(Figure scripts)
════════

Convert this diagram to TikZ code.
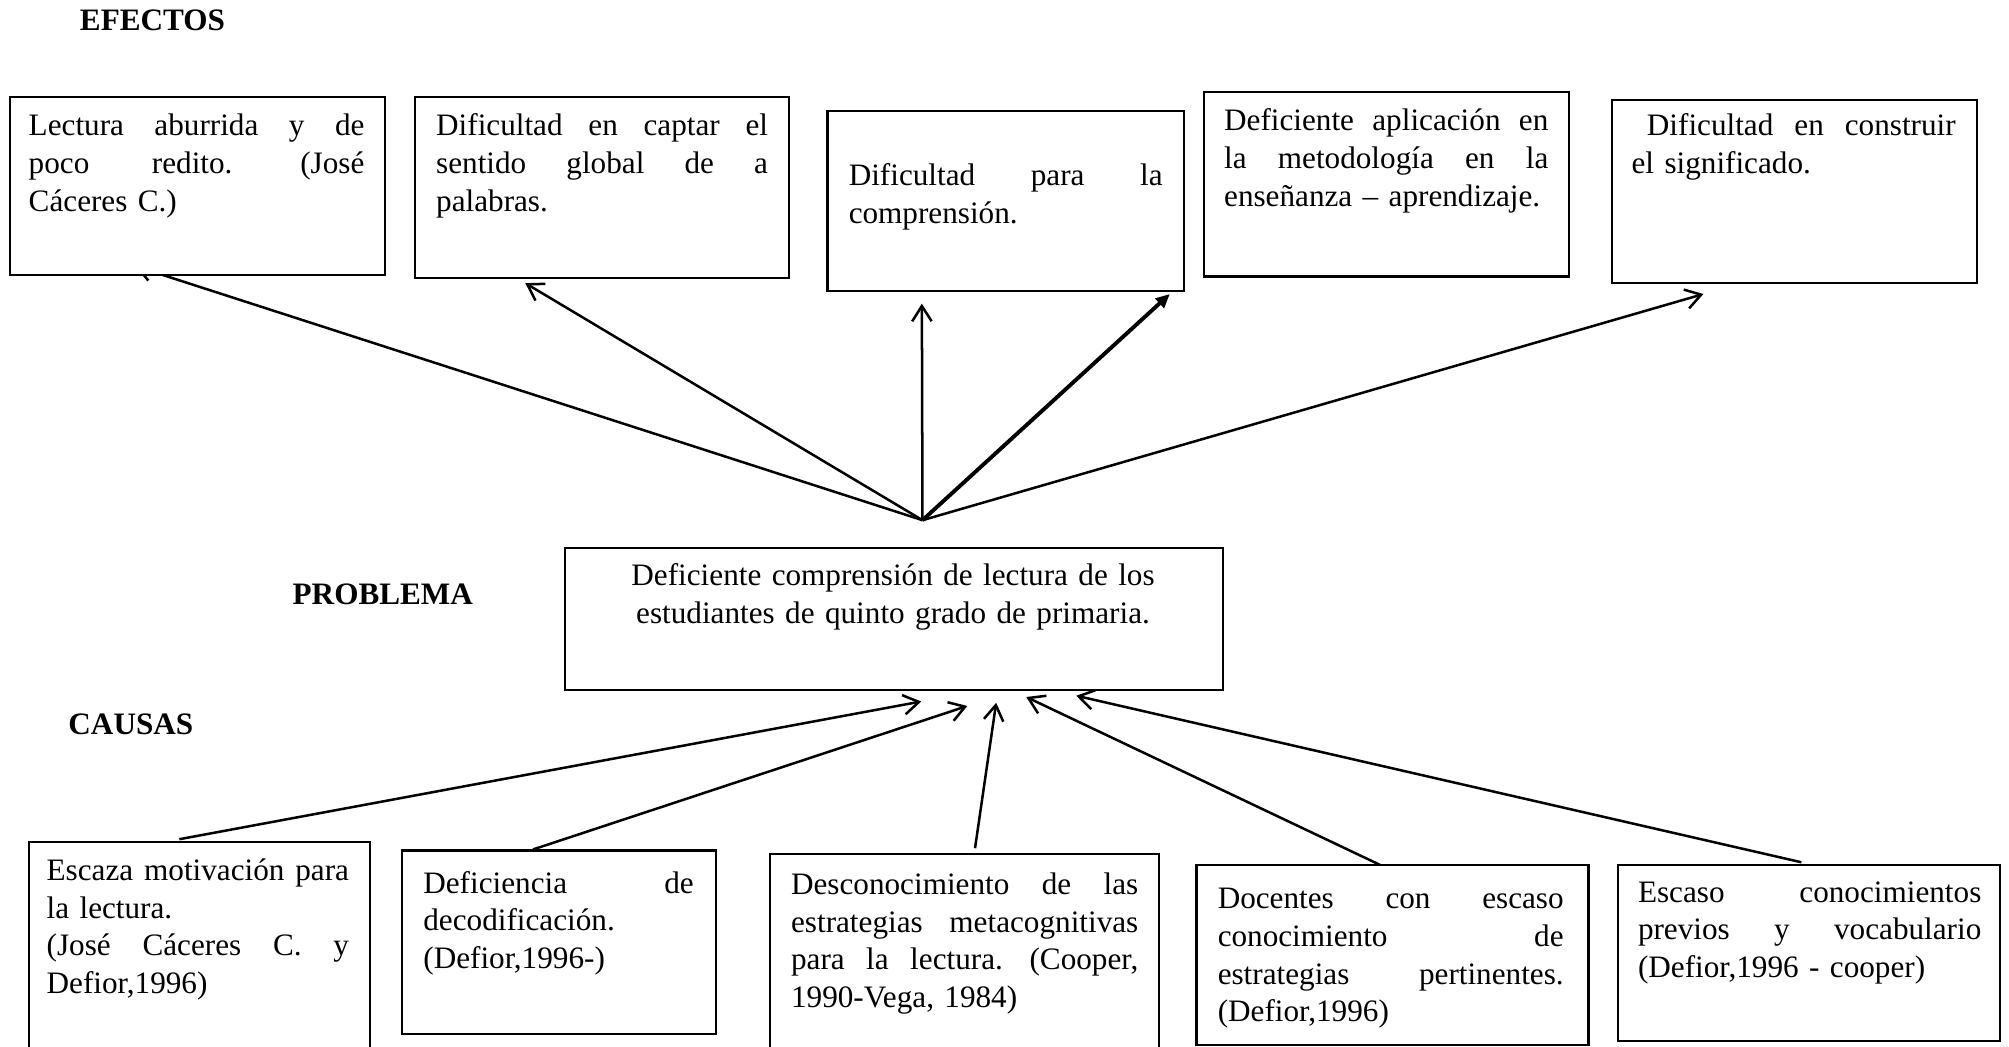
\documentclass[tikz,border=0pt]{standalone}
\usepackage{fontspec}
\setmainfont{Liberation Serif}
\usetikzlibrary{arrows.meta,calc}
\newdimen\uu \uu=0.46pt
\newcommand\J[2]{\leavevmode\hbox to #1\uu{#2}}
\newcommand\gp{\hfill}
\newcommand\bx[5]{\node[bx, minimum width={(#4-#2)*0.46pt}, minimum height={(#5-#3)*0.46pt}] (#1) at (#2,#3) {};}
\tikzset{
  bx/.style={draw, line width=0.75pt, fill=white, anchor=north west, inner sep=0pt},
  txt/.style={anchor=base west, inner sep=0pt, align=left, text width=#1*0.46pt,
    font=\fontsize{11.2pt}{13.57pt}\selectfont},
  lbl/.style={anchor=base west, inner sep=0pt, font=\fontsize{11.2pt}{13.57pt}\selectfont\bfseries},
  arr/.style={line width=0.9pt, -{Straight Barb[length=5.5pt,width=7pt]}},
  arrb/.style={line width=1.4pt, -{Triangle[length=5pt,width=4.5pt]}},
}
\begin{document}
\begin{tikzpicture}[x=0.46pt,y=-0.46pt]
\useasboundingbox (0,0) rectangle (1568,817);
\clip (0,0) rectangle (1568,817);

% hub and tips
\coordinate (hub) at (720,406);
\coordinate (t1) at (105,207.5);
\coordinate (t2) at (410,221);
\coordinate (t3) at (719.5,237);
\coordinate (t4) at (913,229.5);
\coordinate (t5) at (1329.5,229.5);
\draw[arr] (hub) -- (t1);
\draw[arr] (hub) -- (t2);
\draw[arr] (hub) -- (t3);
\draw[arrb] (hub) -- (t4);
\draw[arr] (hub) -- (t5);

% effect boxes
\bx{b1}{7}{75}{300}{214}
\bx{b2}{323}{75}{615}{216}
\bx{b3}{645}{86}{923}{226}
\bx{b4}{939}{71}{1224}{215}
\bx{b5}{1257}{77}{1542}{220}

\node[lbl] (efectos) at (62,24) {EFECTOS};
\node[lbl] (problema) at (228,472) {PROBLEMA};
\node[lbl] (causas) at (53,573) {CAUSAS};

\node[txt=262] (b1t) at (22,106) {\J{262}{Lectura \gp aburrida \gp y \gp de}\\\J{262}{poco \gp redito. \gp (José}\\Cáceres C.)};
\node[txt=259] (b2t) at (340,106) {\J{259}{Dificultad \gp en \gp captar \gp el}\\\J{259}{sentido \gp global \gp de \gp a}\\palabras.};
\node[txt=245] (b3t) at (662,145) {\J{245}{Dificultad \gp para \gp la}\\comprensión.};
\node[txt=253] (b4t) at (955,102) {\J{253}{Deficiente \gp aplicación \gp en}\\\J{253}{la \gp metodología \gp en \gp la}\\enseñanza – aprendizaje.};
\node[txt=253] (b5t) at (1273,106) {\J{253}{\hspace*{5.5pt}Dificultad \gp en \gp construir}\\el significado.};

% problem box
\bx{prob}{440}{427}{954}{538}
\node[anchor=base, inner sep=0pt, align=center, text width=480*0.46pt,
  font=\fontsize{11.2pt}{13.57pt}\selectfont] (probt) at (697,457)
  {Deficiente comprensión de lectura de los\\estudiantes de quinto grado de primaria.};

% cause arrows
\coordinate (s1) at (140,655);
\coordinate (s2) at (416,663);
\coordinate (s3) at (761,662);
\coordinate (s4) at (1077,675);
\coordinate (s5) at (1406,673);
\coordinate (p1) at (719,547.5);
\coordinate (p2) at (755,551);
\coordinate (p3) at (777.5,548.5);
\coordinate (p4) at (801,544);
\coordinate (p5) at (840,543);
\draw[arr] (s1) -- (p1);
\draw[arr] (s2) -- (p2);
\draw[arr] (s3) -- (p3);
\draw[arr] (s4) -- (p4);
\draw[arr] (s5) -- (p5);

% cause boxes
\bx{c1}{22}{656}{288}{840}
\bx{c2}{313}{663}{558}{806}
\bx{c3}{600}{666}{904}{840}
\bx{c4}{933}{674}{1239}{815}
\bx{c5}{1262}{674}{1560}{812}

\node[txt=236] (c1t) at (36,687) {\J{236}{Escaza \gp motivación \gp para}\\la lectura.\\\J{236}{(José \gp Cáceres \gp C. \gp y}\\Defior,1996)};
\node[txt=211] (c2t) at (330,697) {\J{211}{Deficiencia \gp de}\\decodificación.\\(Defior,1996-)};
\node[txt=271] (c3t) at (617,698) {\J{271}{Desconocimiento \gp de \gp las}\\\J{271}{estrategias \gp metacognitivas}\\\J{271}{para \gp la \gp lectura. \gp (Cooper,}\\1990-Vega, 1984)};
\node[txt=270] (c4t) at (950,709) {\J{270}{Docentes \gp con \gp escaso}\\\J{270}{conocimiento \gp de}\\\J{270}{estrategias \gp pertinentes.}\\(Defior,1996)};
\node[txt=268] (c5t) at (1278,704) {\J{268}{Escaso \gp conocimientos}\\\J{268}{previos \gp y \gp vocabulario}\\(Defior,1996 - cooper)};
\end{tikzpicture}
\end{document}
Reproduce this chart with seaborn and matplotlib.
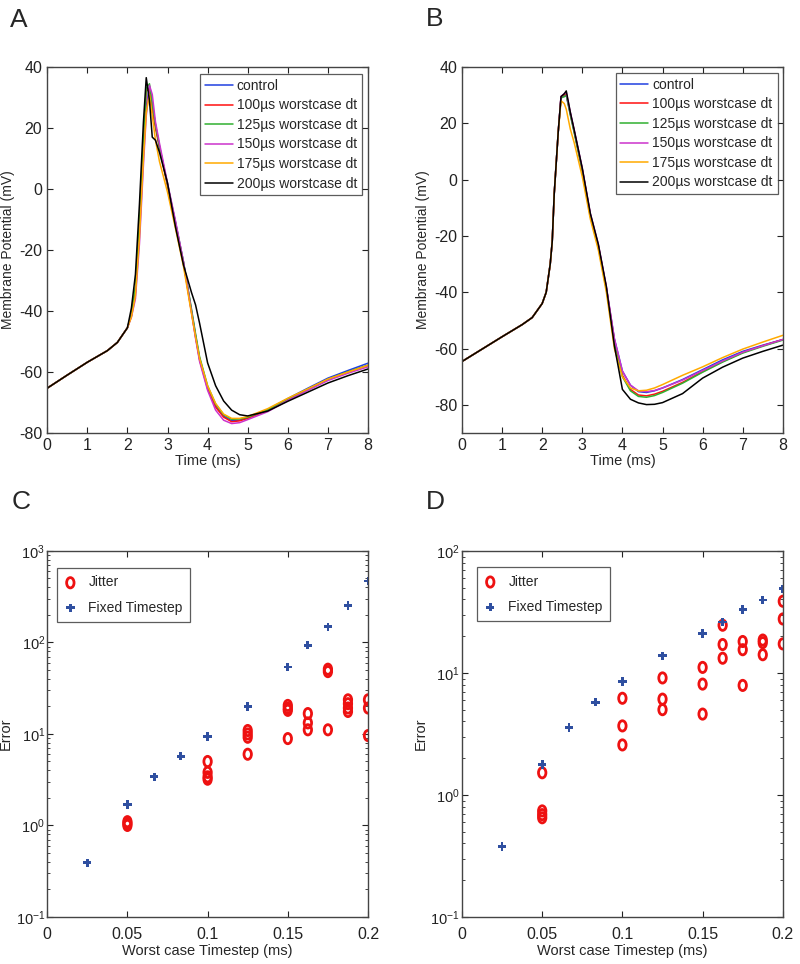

════════

Show each line in the entries that holds the string "this".

Convert this diagram to TikZ code.
Reproduce this chart with seaborn and matplotlib.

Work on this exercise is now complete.